SALEM, Ore. (AP) - The Veterans Affairs Department has long resisted disability claims from service members who said chemical residue left in Vietnam War-era planes that were used to spray defoliants over Southeast Asia caused them severe illnesses, including cancer.
This summer, a panel of independent scientists will try to determine whether those veterans could have been exposed to the toxins in defoliants, including Agent Orange, at a level that would be dangerous to their health.
If the panel, which hosts the first of a series of closed meetings and public hearings on May 15, finds a link, the service members could be eligible for tax-free disability compensation up to several thousand dollars a month.
That’s something Wes Carter, a retired Air Force major, believes is long overdue.
“We’ve got some sick folks that are not allowed to go into the VA,” said Carter, a former Oregon resident leading the crusade and who believes his prostate cancer and other disorders are due to his exposure to dioxin, a contaminant found in Agent Orange.
Carter served on C-123s in the Air Force Reserves as a medic from 1974 to 1980. The planes were used to spray millions of gallons of defoliants to destroy crops and eliminate jungle cover used by the North Vietnamese Army and the Vietcong.
The military stopped the spraying by early 1971 over concerns that some defoliants contained compounds harmful to humans. The fleet returned stateside, but Air Force Reserve units continued to fly them on cargo and medevac missions until the early 1980s.
Over the years veterans who flew in those planes have been getting sick, and like many Vietnam veterans, they’re blaming the defoliants.
Carter said he found out they still had dried herbicide residue in them after he was diagnosed in 2011 with prostate cancer, one of nearly 20 illnesses VA deems service-connected among Vietnam veterans, due to possible herbicide exposure.
The VA does not require Vietnam veterans to prove they were exposed to the herbicides. Instead, it presumes they were, if they develop certain diseases and disorders linked to those chemicals, and grants them disability compensation benefits.
Service members who served on the planes after their return stateside need to “show on a factual basis that they were exposed in order to receive disability compensation,” the VA said in an email statement.
Carter was already receiving VA medical care and disability compensation for injuries he sustained on duty in the 1990s, but the VA denied his claim seeking Agent Orange-related disability pay in 2012.

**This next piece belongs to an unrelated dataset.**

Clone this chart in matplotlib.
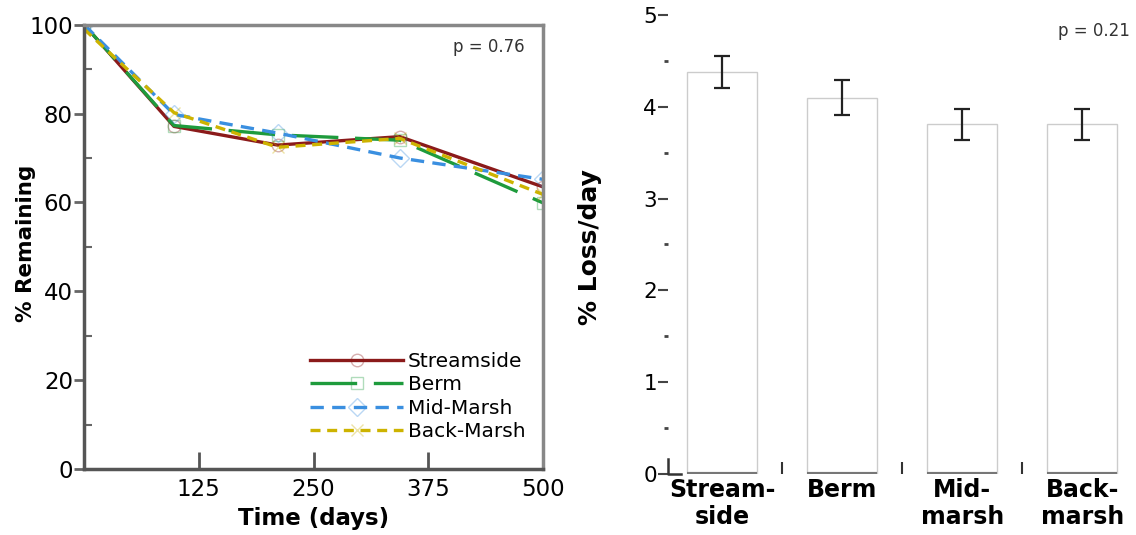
import matplotlib
matplotlib.use("Agg")
import matplotlib.pyplot as plt
from matplotlib.colors import to_rgba
from matplotlib.ticker import MultipleLocator
import numpy as np

plt.rcParams['font.family'] = ['DejaVu Sans']

# ---- decomposition data (% remaining over time) ----
days = [0, 98, 211, 344, 500]
streamside = [100, 77.1, 72.9, 74.8, 63.5]
berm = [100, 77.3, 75.2, 74.0, 59.9]
mid_marsh = [100, 79.8, 75.6, 70.0, 65.2]
back_marsh = [99, 80.2, 72.4, 74.4, 61.8]

# ---- loss rates per site ----
sites = ["Stream-\nside", "Berm", "Mid-\nmarsh", "Back-\nmarsh"]
loss_rate = [4.38, 4.10, 3.81, 3.81]
loss_err = [0.17, 0.19, 0.17, 0.17]

fig = plt.figure(figsize=(11.36, 5.35), dpi=100)

# ================= left panel =================
ax1 = fig.add_axes([0.074, 0.123, 0.404, 0.831])

series = [
    ("Streamside", streamside, "#8B1A1A", "o", (None, None)),
    ("Berm", berm, "#1E9B3C", "s", (14, 5)),
    ("Mid-Marsh", mid_marsh, "#3A8FE0", "D", (4, 2.5)),
    ("Back-Marsh", back_marsh, "#CDB300", "x", (3, 2)),
]
for name, vals, col, mk, dash in series:
    ln, = ax1.plot(days, vals, color=col, lw=2.4, marker=mk, markersize=9,
                   markerfacecolor="none", markeredgewidth=1.0,
                   markeredgecolor=to_rgba(col, 0.35), label=name)
    if dash[0] is not None:
        ln.set_dashes(dash)

ax1.set_xlim(0, 500)
ax1.set_ylim(0, 100)
ax1.set_xticks([125, 250, 375, 500])
ax1.set_yticks([0, 20, 40, 60, 80, 100])
ax1.yaxis.set_minor_locator(MultipleLocator(10))
ax1.tick_params(axis="y", which="major", direction="out", length=7, width=2,
                color="#666", labelsize=16.5, pad=1)
ax1.tick_params(axis="y", which="minor", direction="in", length=6, width=1.5,
                color="#666")
ax1.tick_params(axis="x", which="major", direction="in", length=12, width=2,
                color="#555", labelsize=16.5, pad=6)
for s in ax1.spines.values():
    s.set_color("#888")
    s.set_linewidth(2.5)
ax1.spines["left"].set_color("#555")
ax1.spines["bottom"].set_color("#555")

ax1.set_xlabel("Time (days)", fontsize=16.5, fontweight="bold", labelpad=5)
ax1.set_ylabel("% Remaining", fontsize=15.5, fontweight="bold")
ax1.yaxis.set_label_coords(-0.105, 0.508)
ax1.text(0.96, 0.95, "p = 0.76", transform=ax1.transAxes, ha="right",
         va="center", fontsize=12, color="#333")

leg = ax1.legend(loc="lower right", bbox_to_anchor=(0.962, 0.063),
                 frameon=False, fontsize=14.5, handlelength=4.6,
                 handletextpad=0.25, labelspacing=0.22, borderpad=0,
                 borderaxespad=0)

# ================= right panel =================
ax2 = fig.add_axes([0.588, 0.114, 0.407, 0.858])
x = np.arange(len(sites))
w = 0.58
ax2.bar(x, loss_rate, width=w, color="white", edgecolor="#cccccc",
        linewidth=1.0)
ax2.errorbar(x, loss_rate, yerr=loss_err, fmt="none", ecolor="#222",
             elinewidth=1.6, capsize=6, capthick=1.6)
# grey base line under each bar
ax2.hlines(np.zeros(len(x)), x - w / 2, x + w / 2, color="#777",
           linewidth=3, zorder=3)

ax2.set_xlim(-0.45, 3.4)
ax2.set_ylim(0, 5)
for s in ax2.spines.values():
    s.set_visible(False)
ax2.set_yticks([0, 1, 2, 3, 4, 5])
ax2.yaxis.set_minor_locator(MultipleLocator(0.5))
ax2.tick_params(axis="y", which="major", direction="out", length=7, width=1.5,
                color="#444", labelsize=15.5, pad=1)
ax2.tick_params(axis="y", which="minor", direction="out", length=3, width=2,
                color="#444", pad=1)
ax2.set_xticks(x)
ax2.set_xticklabels(sites, fontsize=17, fontweight="bold", linespacing=1.15)
ax2.set_xticks([0.5, 1.5, 2.5], minor=True)
ax2.tick_params(axis="x", which="major", length=0, pad=3)
ax2.tick_params(axis="x", which="minor", direction="in", length=9, width=1.5,
                color="#333")
# little corner mark at the origin
ax2.plot([-0.45, -0.45, -0.34], [0.16, 0, 0], color="#333", lw=1.8,
         clip_on=False)

ax2.set_ylabel("% Loss/day", fontsize=18, fontweight="bold")
ax2.yaxis.set_label_coords(-0.142, 0.495)
ax2.text(1.0, 0.965, "p = 0.21", transform=ax2.transAxes, ha="right",
         va="center", fontsize=12, color="#333")

fig.savefig("out.png", dpi=100, facecolor="white")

A VA official wrote in support of the denial that medical studies showed that it was unlikely that dioxin exposure would lead to adverse health effects. Carter said he’s appealing, but he said it can take years and he worries that at 67 and with cancer, that’s more than he has left.
Other postwar C-123 veterans have successfully appealed similar denials. At least one C-123 veteran battling cancer was granted benefits without an appeal, but died a short time later.

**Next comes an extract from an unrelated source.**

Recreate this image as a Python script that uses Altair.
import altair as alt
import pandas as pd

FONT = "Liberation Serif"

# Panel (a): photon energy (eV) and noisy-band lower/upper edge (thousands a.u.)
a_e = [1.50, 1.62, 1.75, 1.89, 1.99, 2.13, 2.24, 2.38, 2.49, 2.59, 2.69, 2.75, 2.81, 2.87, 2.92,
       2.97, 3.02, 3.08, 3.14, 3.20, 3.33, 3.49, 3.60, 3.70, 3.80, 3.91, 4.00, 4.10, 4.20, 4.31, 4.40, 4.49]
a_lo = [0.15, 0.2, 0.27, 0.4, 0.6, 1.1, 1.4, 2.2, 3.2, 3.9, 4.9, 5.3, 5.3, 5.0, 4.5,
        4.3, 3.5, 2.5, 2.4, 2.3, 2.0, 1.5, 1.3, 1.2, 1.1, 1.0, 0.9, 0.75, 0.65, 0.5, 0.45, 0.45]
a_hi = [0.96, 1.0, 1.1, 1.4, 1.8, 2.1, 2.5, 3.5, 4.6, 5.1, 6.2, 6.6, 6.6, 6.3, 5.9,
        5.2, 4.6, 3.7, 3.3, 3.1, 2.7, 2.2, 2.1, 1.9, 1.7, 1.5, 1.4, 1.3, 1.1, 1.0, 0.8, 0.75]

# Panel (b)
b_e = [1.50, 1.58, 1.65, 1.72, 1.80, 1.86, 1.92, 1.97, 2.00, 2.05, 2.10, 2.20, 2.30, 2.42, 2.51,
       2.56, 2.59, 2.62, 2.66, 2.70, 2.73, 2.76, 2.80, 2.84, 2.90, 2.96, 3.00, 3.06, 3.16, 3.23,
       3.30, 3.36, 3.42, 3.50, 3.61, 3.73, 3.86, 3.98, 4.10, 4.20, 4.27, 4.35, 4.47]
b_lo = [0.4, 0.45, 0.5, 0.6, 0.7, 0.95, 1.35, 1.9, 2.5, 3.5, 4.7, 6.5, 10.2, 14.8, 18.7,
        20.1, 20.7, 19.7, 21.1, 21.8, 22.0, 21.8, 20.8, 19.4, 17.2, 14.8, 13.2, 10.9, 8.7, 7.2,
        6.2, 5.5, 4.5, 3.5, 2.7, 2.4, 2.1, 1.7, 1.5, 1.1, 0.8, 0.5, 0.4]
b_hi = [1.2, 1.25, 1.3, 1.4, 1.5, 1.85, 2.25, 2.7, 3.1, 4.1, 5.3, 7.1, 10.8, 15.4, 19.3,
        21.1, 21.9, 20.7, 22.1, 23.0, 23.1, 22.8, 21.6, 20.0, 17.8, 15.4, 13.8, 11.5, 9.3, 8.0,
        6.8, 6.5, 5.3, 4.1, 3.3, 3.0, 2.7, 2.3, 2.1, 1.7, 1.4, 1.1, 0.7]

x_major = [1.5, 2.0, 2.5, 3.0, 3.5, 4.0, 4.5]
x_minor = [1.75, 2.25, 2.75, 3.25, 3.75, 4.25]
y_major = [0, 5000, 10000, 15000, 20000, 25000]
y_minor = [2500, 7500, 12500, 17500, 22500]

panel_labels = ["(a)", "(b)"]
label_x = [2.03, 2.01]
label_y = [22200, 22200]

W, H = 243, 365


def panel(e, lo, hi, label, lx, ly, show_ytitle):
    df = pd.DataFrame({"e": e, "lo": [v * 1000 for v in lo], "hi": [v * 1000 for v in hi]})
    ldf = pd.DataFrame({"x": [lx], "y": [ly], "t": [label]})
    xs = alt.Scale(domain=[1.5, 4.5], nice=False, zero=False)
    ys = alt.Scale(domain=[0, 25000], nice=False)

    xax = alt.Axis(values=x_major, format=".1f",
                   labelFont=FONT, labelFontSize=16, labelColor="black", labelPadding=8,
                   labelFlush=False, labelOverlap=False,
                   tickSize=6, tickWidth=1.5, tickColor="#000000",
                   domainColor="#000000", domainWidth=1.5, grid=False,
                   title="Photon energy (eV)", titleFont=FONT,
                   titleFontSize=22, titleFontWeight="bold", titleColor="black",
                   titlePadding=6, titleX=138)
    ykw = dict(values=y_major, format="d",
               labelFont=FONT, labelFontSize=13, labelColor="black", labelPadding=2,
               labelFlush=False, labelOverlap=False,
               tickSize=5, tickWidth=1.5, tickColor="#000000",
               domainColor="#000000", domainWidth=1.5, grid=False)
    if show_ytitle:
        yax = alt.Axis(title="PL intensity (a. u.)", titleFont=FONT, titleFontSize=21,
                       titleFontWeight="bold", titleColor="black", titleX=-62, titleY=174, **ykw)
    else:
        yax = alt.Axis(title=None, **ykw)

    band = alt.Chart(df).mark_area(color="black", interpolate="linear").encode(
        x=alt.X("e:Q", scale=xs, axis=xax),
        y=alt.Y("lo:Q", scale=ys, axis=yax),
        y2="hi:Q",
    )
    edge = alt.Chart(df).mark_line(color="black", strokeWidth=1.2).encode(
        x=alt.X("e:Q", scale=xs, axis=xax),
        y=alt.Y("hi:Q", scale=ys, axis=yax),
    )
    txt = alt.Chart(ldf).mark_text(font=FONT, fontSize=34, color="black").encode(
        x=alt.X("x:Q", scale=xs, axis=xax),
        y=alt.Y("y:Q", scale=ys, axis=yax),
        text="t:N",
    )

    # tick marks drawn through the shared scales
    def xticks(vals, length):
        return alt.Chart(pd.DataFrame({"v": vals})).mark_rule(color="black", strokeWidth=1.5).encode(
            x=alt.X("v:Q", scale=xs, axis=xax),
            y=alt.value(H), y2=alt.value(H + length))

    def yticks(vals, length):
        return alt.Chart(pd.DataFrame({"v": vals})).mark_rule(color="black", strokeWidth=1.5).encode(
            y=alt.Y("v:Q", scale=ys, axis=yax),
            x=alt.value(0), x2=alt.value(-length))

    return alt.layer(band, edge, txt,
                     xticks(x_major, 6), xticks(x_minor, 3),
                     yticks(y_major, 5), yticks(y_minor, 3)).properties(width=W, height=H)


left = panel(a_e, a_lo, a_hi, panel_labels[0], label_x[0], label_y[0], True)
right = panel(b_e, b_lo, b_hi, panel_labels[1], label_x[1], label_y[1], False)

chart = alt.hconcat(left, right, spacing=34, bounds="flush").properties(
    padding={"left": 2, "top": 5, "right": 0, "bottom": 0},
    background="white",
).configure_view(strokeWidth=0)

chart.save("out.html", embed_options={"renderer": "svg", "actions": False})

Carter said the 2,100 veterans who served on the aircraft after the war should get the same benefit of the doubt.
Carter has amassed public documents showing that the Air Force canceled sales of several C-123s in 1996 and smelted them in 2010 over concerns they were still contaminated with herbicide residue, even after they had sat in the Arizona desert for decades.
He has also garnered support from lawmakers and others, such as U.S. Sen. Jeff Merkley, D-Ore., Oregon Department of Veterans’ Affairs Director Cameron Smith, Yale Law School researchers and several scientists.
Fred Berman, director of the Toxicology Information Center at Oregon Health and Science University, said the VA “established new laws of chemistry” in denying the C-123 veterans’ exposure claims.
In response, he and others co-authored a study in the April issue of the journal Environmental Research that concluded dioxin levels in the aircraft after the war were “likely to have exceeded several available exposure guidelines.”
Dr. Terry Walters, deputy chief consultant in the VA’s Post Deployment Health group, said she understands the frustration, but the VA is simply following the law. She said Congress provided the presumption for Vietnam veterans because there was no way to measure their actual exposure.
The difference for the postwar C-123 veterans, she said, is that there are dioxin measurements from the planes that can be used to make a risk assessment. “You have to draw the line somewhere,” Walters said.
“What we’re asking the Institute of Medicine to do is give us a scientific opinion of where that is,” Walters said.
The Institute of Medicine, which has conducted congressionally mandated reviews to evaluate research on herbicides used in Vietnam, is scheduled to publish its conclusions in the fall.